= Morogoro Conference =

1969 Consultative Conference of the ANC

The Morogoro Conference was a consultative conference held by the South African African National Congress (ANC) in Morogoro, Tanzania, from 25 April to 1 May 1969. The organisation had not held a large-scale meeting of its membership since it was banned by the apartheid government in 1960, and the Morogoro Conference was to become the first of three consultative conferences that the ANC held while in exile.

The conference was attended by over seventy delegates, and included representation for various ANC branches, various units of Umkhonto we Sizwe (MK), and other political and labour organisations opposed to apartheid. It was also well attended by interested parties from other African liberation movements: the conference was opened by George Magombe, the executive secretary of the Liberation Committee of the Organisation of African Unity, and speeches were also made by representatives of the All-African Trade Union Federation, the Tanganyika African National Union, the National Union of Tanganyika Workers, South West Africa People's Organisation, Zimbabwe African People's Union, FRELIMO, and MPLA.

On the internal front, the conference sought to address a growing malaise and malcontent, particularly among the rank-and-file of the ANC and MK. It also passed a motion of confidence in the leadership of Oliver Tambo, who had been acting as the organisation's president without a clear democratic mandate. Tambo closed the conference with the summary: "The order that comes from this conference is: Close Ranks and Intensify the Armed Struggle!"

== Background ==
After the African National Congress (ANC) was banned by the South African government in 1960, it was driven underground in South Africa and sought to establish an external mission elsewhere in Southern Africa, with headquarters initially based in Morogoro, Tanzania and then in Lusaka, Zambia. Oliver Tambo, who was the ANC deputy president and had been instructed to establish the external mission, had become the organisation's de facto leader, as ANC president Albert Luthuli had limited freedom of movement due to a series of government banning orders.

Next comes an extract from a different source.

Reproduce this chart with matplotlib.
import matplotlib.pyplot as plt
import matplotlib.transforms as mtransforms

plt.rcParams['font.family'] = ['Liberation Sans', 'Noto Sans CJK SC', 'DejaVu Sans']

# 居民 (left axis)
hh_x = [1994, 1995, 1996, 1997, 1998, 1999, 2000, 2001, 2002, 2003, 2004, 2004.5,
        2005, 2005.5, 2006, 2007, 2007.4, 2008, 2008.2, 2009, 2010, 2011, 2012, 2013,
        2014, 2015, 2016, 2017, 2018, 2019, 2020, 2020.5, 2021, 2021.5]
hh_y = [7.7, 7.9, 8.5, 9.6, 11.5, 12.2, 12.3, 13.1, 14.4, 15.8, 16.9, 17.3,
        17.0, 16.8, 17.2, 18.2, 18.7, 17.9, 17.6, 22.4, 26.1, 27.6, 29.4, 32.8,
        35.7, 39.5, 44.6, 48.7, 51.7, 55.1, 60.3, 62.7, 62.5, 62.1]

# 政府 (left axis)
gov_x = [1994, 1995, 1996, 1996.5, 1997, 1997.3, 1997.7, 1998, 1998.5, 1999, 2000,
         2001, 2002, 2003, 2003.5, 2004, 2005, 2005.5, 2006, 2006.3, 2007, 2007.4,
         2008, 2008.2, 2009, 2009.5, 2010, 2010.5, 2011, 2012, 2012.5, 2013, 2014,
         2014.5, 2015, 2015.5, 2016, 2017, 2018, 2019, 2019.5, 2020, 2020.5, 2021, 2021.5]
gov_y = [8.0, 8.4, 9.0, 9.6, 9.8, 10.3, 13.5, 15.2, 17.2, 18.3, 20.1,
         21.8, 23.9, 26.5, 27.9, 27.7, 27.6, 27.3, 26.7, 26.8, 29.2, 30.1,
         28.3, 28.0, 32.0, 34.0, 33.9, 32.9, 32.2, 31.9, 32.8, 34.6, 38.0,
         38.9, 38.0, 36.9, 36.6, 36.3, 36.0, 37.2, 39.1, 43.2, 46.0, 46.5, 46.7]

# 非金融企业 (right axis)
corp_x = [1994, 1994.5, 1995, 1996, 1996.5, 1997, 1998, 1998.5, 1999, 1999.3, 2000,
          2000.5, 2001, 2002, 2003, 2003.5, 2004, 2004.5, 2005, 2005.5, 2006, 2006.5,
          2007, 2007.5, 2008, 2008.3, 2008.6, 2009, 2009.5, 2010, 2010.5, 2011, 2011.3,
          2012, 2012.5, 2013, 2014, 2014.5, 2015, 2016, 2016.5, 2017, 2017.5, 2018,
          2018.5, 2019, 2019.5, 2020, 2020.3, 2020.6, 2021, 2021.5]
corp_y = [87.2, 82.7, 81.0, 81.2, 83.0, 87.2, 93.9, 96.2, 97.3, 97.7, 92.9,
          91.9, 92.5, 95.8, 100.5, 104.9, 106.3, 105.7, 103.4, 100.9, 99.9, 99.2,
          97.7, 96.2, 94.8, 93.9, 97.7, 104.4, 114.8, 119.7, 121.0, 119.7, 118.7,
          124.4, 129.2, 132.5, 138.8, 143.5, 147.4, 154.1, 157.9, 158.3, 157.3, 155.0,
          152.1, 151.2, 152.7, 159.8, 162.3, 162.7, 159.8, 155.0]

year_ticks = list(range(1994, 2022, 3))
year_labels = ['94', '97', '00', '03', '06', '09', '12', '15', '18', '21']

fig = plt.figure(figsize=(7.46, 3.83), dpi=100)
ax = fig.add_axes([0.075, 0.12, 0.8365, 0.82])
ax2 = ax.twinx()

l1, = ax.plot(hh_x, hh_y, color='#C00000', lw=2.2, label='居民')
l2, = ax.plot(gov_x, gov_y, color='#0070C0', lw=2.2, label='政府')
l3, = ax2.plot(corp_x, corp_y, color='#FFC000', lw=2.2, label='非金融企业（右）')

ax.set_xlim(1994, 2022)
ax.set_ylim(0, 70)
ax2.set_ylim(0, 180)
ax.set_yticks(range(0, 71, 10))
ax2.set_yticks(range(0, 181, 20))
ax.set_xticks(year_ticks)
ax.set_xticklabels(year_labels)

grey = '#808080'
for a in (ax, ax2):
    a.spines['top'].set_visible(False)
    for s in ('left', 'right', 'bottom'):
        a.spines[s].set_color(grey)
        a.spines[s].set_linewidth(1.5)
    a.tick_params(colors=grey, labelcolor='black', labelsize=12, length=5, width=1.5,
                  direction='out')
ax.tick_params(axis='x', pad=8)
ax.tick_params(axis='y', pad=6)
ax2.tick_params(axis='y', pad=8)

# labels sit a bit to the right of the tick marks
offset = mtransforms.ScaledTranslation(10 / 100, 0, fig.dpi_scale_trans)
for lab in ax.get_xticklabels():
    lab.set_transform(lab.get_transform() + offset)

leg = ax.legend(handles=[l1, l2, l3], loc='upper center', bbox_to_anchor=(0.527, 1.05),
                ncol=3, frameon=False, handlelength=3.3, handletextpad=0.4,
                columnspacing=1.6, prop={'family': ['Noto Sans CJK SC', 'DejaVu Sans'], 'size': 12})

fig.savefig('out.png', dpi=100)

When Luthuli died in 1967, Tambo became acting ANC president.

While operating inside South Africa, the ANC had held annual national conferences to select its leadership and take political decisions, but it had not held such a meeting since its banning in 1960. In 1969, Tambo called the Morogoro conference – not strictly a national conference in terms of the ANC's rules, but rather a national "consultative" conference – in response to signs of "crisis" in the organisation, particularly in the ranks of Umkhonto weSizwe (MK), the armed wing shared by the ANC and its close ally the South African Communist Party (SACP). The prime focal point of this crisis was the so-called Hani memorandum of 1969, an open letter drafted by Chris Hani and five other MK cadres, which criticised the "wrong policies and personal failures" of the ANC leadership. All the signatories to the memorandum were suspended, which provoked further outrage among MK members.

== Response to the Hani memorandum ==
Discussion at the conference confronted head-on the apparent malcontent in the ANC and MK ranks. In preparation for the conference, Ben Turok circulated a memorandum which reflected on the theme, "WHAT IS WRONG?", seeking to explain and address what he called "a deepgoing malaise such as we have never known before" in the movement, and concurring with many of the complaints in the Hani memorandum – though a response by Joe Matthews dissented on several points.

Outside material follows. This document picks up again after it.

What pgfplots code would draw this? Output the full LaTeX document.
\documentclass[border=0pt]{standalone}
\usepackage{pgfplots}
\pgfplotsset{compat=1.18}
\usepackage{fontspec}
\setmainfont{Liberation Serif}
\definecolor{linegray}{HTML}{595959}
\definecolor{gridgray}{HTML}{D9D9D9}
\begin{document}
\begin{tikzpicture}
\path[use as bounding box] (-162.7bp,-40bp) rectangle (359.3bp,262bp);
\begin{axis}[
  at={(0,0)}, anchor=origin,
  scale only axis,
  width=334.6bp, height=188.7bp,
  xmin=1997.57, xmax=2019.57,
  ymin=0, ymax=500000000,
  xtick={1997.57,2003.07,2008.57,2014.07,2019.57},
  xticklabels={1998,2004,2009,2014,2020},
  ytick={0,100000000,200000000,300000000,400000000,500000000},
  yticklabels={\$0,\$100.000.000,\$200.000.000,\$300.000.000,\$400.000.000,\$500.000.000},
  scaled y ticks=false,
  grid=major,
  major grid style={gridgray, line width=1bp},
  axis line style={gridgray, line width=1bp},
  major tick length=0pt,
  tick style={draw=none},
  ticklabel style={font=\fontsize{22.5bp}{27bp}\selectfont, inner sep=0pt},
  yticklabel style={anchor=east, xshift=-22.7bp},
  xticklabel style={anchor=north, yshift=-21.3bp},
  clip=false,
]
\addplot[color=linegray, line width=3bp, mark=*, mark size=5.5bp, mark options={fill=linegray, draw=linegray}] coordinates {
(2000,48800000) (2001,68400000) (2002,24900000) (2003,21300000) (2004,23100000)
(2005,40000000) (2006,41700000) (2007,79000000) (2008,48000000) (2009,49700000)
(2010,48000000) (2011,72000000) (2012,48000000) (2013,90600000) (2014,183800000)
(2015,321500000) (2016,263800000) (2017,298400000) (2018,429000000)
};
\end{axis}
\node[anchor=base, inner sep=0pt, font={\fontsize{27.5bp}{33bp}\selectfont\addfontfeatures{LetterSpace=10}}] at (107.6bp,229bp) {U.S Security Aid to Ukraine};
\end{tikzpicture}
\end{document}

In response to the Hani memorandum, the conference decided to reinstate Hani and the other six cadres who had been suspended, and it adopted a new Strategy and Tactics document, drafted by SACP leader Joe Slovo. The document affirmed that the seizure by force of state power in South Africa was a central objective of the struggle, but, acknowledging a position expressed by the Hani memorandum, it clarified the relationship between military and political struggle:[O]ur movement must reject all manifestations of militarism which separates armed people's struggle from its political context... The primacy of the political leadership is unchallenged and supreme and all revolutionary formations and levels (whether armed or not) are subordinate to this leadership.

== Leadership selection ==
The consultative conference did not nominate and vote on the composition of the ANC National Executive Committee (NEC), as it would have in normal circumstances. However, an address to the conference, Tambo acknowledged ANC members' "loss of confidence in the men who have been leading our struggle from Lusaka" and offered his resignation as acting ANC president. Once he had left the meeting, the conference passed an unopposed vote of confidence in him. He ultimately remained acting president until his appointment as president was formally confirmed at the next consultative conference, held in Kabwe, Zambia in 1985.

The conference resolved to open membership of the ANC to non-blacks, a decision unpopular with some of the ANC's staunch African nationalists. Although the NEC remained open only to black members, the conference also established the powerful and multi-racial Revolutionary Council, on which MK and the SACP were well represented.